Всё: жизнь погасла, как гаснет огонёк в опустевшей керосиновой лампе, вспыхнув напоследок. Дух испарился, невозвратимо покинул тело. Да и тела только что не стало, одна куча кровавых кусков, нарубленных мясницкими тесаками и внешне не отличимых от тех, какие можно увидеть в любой мясной лавке.

«И это всё?» – с недоумением подумал бесстрашный и опасный боевик Мячин, сам перестрелявший немало народа и никогда не переживавший по этому поводу. И удивился собственному удивлению: он ещё способен переживать?..


Ермаковская команда вошла в дело быстро и ладно. Несколько минут назад они были солдатами и рабочими, простыми тружениками. И легко превратились в осквернителей трупов. Они равнодушно и по-крестьянски деловито уничтожали семью Романовых, а с ними – самую блистательную, могучую и богатую европейскую династию, превращая её в золу и кучу обгоревших костей.

После Николая к костру притащили Татьяну и Марию и бросили их поперёк громадного бревна. Ещё вчера днём весёлые простодушные девушки радовались подвернувшейся работе, звонко смеялись и помогали мыть полы наёмным уборщицам, среди которых была Новосильцева, таскали мебель. У них отросли после болезни волосы – чуть доставали до шеи; теперь они слиплись кровавыми колтунами. Поношенные платья сестёр были в чёрной крови. На ноге у Марии оставалась одна туфля, а Татьяна была без обеих – одна потерялась по дороге, другую сняли с мёртвой. Зачем?

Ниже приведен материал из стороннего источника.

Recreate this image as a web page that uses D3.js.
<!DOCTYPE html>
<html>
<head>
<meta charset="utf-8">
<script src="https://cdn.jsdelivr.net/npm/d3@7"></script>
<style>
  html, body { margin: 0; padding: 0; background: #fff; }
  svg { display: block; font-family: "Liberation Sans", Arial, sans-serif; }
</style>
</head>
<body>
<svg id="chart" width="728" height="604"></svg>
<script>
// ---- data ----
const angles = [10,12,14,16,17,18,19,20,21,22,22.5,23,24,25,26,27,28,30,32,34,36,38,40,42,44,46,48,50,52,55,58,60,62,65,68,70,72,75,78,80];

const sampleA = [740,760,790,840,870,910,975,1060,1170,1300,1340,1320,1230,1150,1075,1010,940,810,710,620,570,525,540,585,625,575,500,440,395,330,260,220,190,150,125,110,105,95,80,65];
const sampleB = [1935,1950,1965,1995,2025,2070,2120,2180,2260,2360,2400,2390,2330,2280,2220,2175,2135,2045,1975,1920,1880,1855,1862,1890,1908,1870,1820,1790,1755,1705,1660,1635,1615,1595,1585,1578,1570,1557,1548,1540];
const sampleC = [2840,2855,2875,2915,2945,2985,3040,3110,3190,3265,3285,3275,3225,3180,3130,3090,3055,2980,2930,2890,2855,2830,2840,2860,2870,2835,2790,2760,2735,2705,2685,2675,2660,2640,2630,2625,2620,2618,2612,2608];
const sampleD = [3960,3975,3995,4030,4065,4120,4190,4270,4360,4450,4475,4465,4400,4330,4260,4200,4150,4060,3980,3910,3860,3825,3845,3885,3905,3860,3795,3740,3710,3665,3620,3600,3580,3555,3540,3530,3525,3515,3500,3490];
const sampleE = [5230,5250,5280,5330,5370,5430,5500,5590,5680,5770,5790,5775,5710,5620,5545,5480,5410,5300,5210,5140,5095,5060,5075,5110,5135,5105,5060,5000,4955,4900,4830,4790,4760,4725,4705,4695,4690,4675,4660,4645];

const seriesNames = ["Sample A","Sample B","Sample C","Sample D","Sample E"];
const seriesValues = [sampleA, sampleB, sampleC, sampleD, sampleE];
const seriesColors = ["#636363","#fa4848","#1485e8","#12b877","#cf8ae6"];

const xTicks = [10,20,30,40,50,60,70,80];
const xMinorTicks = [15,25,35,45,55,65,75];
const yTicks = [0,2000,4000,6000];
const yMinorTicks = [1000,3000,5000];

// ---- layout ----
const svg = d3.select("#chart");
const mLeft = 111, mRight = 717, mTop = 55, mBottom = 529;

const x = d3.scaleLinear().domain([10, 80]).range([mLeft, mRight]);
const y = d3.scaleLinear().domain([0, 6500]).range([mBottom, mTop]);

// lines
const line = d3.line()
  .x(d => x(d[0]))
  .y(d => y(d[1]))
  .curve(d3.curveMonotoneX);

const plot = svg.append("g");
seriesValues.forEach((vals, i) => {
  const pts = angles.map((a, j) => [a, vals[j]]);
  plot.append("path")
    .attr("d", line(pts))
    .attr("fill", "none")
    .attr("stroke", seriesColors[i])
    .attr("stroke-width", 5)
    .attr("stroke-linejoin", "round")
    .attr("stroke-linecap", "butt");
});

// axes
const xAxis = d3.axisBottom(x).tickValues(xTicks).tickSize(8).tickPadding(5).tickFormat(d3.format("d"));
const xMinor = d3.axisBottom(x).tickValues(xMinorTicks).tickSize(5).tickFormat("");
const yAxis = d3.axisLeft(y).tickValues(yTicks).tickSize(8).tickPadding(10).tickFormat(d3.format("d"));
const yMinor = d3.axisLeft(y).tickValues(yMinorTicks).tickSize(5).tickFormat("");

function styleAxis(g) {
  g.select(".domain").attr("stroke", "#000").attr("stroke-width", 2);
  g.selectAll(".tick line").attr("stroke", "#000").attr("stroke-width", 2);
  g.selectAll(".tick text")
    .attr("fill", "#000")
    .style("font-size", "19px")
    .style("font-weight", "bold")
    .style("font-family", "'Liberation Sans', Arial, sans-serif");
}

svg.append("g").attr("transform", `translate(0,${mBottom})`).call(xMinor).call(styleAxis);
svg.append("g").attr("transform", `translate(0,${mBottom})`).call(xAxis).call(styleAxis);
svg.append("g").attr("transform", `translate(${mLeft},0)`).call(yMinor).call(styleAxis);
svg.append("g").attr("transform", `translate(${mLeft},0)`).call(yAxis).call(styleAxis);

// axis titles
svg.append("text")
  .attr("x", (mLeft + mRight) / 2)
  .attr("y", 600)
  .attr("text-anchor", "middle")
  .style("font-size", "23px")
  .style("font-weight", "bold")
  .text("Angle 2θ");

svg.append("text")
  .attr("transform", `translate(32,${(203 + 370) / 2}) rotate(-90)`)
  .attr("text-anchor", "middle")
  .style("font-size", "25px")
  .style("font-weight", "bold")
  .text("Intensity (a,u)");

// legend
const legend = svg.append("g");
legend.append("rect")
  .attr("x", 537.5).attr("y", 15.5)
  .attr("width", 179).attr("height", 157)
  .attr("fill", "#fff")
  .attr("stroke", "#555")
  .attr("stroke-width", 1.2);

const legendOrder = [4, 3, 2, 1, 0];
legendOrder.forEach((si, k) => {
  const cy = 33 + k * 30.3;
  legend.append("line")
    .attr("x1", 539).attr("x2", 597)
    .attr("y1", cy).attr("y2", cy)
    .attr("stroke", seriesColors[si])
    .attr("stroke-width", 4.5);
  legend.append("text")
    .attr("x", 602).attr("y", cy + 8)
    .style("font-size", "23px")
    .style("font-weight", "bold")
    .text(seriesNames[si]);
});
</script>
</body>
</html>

Яковлев вспомнил, что говорила Новосильцева: обувь у девушек и у их матери была сильно заношенная и многократно чиненная. Ну да всё равно – «царская».

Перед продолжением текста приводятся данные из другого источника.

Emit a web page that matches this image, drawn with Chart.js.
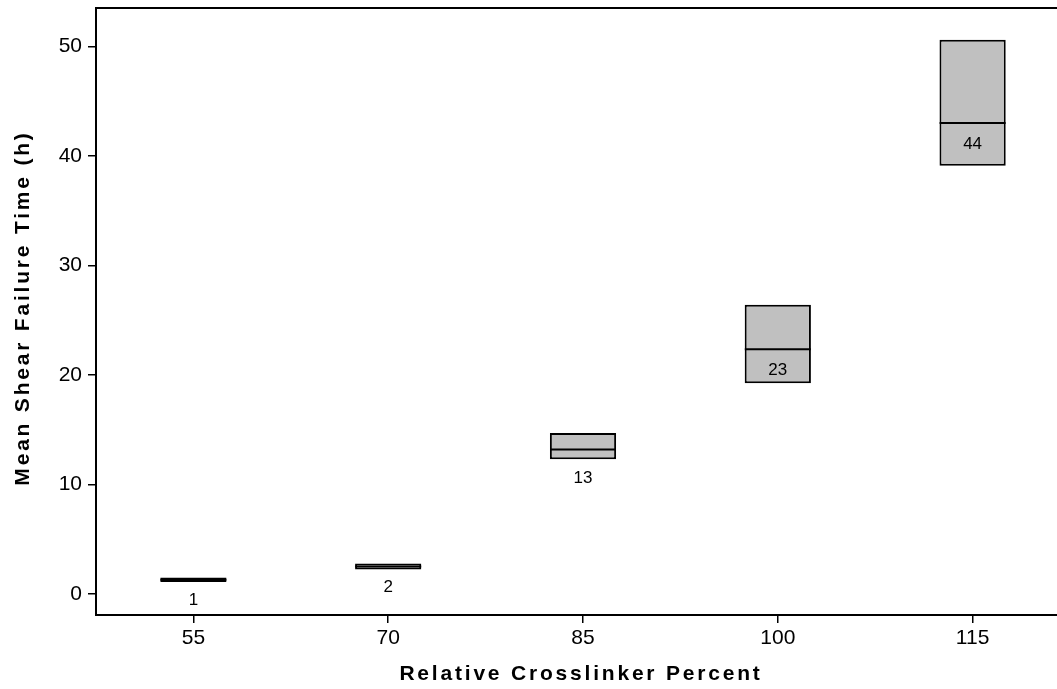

Рубщики приготовили инструменты. Над девушками взметнулись вверх топоры и тесаки.

– Стой! – неожиданно приказал Ермаков. – Погодь чуток! Раздеть их всех надо. Без одежды легче рубить и разделывать. Тряпки отдельно спалим.

– Правильно, – одобрил Екимов, и Никитич тоже закивал.

Громче послышался треск костра – это внезапно наступила тишина: солдаты молча и жадно, отталкивая друг друга, бросились раздевать трупы Татьяны и Марии. Тут же притащили убитых Александру и Ольгу, и часть желающих раздеть мёртвых женщин перекинулись на них.

– Захарыч… товарищ военком! – удивился солдат Иван Седых. – Глянь, а это что? Такое исподнее у царских баб?..

На плахе лежала Татьяна – совершенно нагая, но ещё в лифчике. Лиф был в дырках. В свете огня дыры сверкали изнутри и, радужно переливаясь, отбрасывали острые блики.

– Эге! – озадаченно протянул Ермаков. – Ну-ка, посторонись, дай глянуть!..

Ермаков с любопытством сунул палец в одну дыру, в другую, разорвал их и извлёк из лифчика несколько прозрачных камешков, сверкающих огранкой. Он долго рассматривал их в свете костра, подбрасывая на ладони.